The appendix A in the Common Core State Standards for Mathematics seems to agree that traditional curricula put logarithms somewhere after Algebra I. CCSSM isn't a curriculum, and it doesn't suggest teaching logarithms later, it just offers "pathways" that are supposed to help districts using traditional curriculum find a way to meet the standards. I mention it just to show that, yes, this seems to agree that a traditional time to introduce the subject is later than Algebra I.
The Massachussetts Curriculum Frameworks put logarithms into "Algebra I" under a category like "Functions." Although this is also considered to be "Common Core Aligned."
One short answer is that "it's traditional." The order you describe is seen as early as 1898 in Bull Wentworth's New School Algebra. (Donoghue, 2003)
Curriculum design is (should be) about structuring the subject matter in a way that students can form a coherent understanding. At the least, it is an arrangement that the designers find coherent. This means that it's not necessarily true that the options are: square roots are more common, square roots are more useful, or square roots are easier.
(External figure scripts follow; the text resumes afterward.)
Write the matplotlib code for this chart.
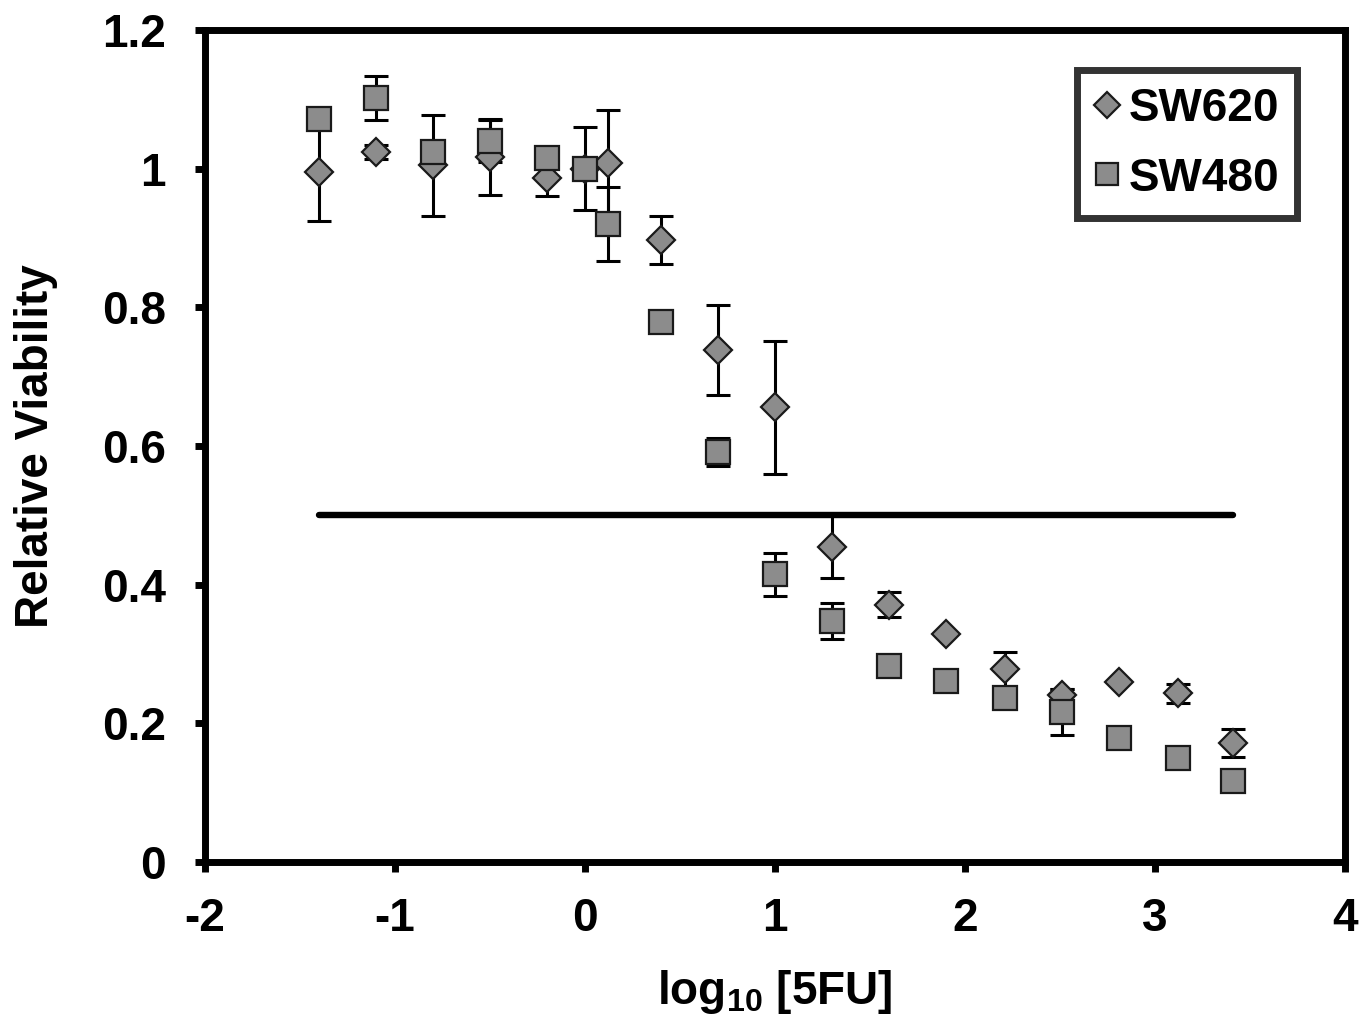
import numpy as np
import matplotlib.pyplot as plt

plt.rcParams['font.family'] = ['Liberation Sans', 'DejaVu Sans']
plt.rcParams['font.weight'] = 'bold'
plt.rcParams['mathtext.fontset'] = 'custom'
plt.rcParams['mathtext.rm'] = 'Liberation Sans:bold'
plt.rcParams['mathtext.bf'] = 'Liberation Sans:bold'

# log10 concentration of 5FU
x_sw620 = [-1.4, -1.1, -0.8, -0.5, -0.2, 0.0, 0.12, 0.4, 0.7, 1.0, 1.3, 1.6, 1.9, 2.21, 2.51, 2.81, 3.12, 3.41]
y_sw620 = [0.995, 1.024, 1.005, 1.017, 0.987, 1.0, 1.008, 0.897, 0.738, 0.656, 0.455, 0.371, 0.329, 0.278, 0.241, 0.259, 0.243, 0.172]
e_sw620 = [0.07, 0.01, 0.073, 0.055, 0.026, 0.0, 0.077, 0.034, 0.065, 0.096, 0.045, 0.018, 0.0, 0.025, 0.008, 0.0, 0.013, 0.02]

x_sw480 = [-1.4, -1.1, -0.8, -0.5, -0.2, 0.0, 0.12, 0.4, 0.7, 1.0, 1.3, 1.6, 1.9, 2.21, 2.51, 2.81, 3.12, 3.41]
y_sw480 = [1.072, 1.102, 1.024, 1.040, 1.015, 1.0, 0.920, 0.779, 0.591, 0.415, 0.348, 0.283, 0.261, 0.237, 0.216, 0.179, 0.150, 0.117]
e_sw480 = [0.0, 0.032, 0.0, 0.03, 0.0, 0.06, 0.053, 0.0, 0.02, 0.031, 0.026, 0.0, 0.0, 0.0, 0.033, 0.0, 0.012, 0.0]

# 50% viability line
half_x = [-1.4, 3.41]
half_y = [0.5, 0.5]

xticks = [-2, -1, 0, 1, 2, 3, 4]
yticks = [0, 0.2, 0.4, 0.6, 0.8, 1.0, 1.2]
ylabels = ['0', '0.2', '0.4', '0.6', '0.8', '1', '1.2']

fig = plt.figure(figsize=(13.6, 10.23), dpi=100)
ax = fig.add_axes([0.1507, 0.1574, 0.9890 - 0.1507, 0.9707 - 0.1574])

grey = '#8c8c8c'
edge = '#1a1a1a'
ebkw = dict(fmt='none', ecolor='black', elinewidth=2.2, capsize=8.3, capthick=2.2)

ax.errorbar(x_sw620, y_sw620, yerr=e_sw620, zorder=2, **ebkw)
ax.errorbar(x_sw480, y_sw480, yerr=e_sw480, zorder=2, **ebkw)
ax.plot(half_x, half_y, color='black', lw=4.6, solid_capstyle='round', zorder=3)

ax.plot(x_sw620, y_sw620, 'D', ms=14.5, mfc=grey, mec=edge, mew=1.6, zorder=4, label='SW620')
ax.plot(x_sw480, y_sw480, 's', ms=17, mfc=grey, mec=edge, mew=1.6, zorder=5, label='SW480')

ax.set_xlim(-2, 4)
ax.set_ylim(0, 1.2)
ax.set_xticks(xticks)
ax.set_xticklabels([str(t) for t in xticks])
ax.set_yticks(yticks)
ax.set_yticklabels(ylabels)

for s in ax.spines.values():
    s.set_linewidth(5)
ax.tick_params(axis='both', direction='out', length=7, width=5, labelsize=33)
ax.tick_params(axis='x', pad=18)
ax.tick_params(axis='y', pad=21)

ax.set_xlabel(r'log$_{\mathbf{10}}$ [5FU]', fontsize=33, fontweight='bold', labelpad=20)
ax.set_ylabel('Relative Viability', fontsize=33, fontweight='bold', labelpad=32)

leg = ax.legend(loc='upper right', bbox_to_anchor=(0.958, 0.952), borderaxespad=0,
                fontsize=33, frameon=True, fancybox=False, handlelength=0.55,
                handletextpad=0.2, borderpad=0.38, labelspacing=0.55, markerscale=0.9)
leg.get_frame().set_edgecolor('black')
leg.get_frame().set_linewidth(5)
for t in leg.get_texts():
    t.set_fontweight('bold')

fig.savefig('out.png', dpi=100)
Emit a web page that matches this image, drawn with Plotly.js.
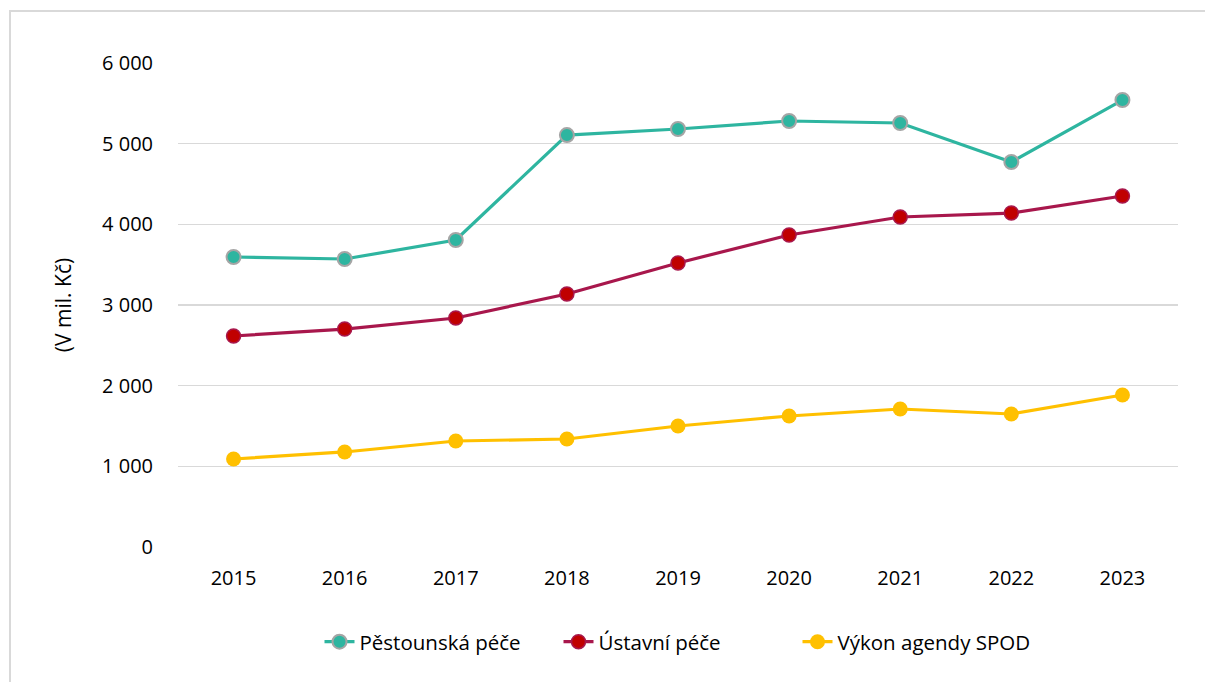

Nor is it necessarily true that there is one correct way. So, one way may be produced, become traditional, and then be perpetuated.
Reform curricula have come up against this time and again. Sometimes, the way we do things in math education are traditional and people don't want to question them, even in the face of evidence.
While I think you have a good question, perhaps a more forward-looking question might be whether we can find reasons to teach logarithms earlier.
Squares and square roots are connected to a particular 2D representation (squares) that can be used as a model for multiplication. It's popular for assisting students beyond the tenacious idea of multiplication as repeated addition. A representational leg up like that may be (just speculating here) one convenient reason that squares and square roots can be placed early in a curriculum "pathway." I'm really only guessing here; IANACD (I Am Not A Curriculum Designer). But I doubt that's a hard and fast rule that cannot be broken. Some people have successfully introduced algebraic thinking to early grades students (Smith III & Thompson, 2008). Although getting students to reason algebraically is a little bit different (in intention) from introducing a particular concept or operation at a different time.
Donoghue, E. F. (2003). Algebra and geometry textbooks in twentieth-century America. In G. M. A. Stanic & J. Kilpatrick (Eds.), A history of school mathematics (Vol. 1, pp. 329–398). Reston, VA: National Council of Teachers of Mathematics.
Smith III, J. P., & Thompson, P. W. (2008). Quantitative reasoning and the development of algebraic reasoning. In J. Kaput, D. W. Carraher, & M. L. Blanton (Eds.), Algebra in the early grades (pp. 95–131). New York, NY: Taylor & Francis Group.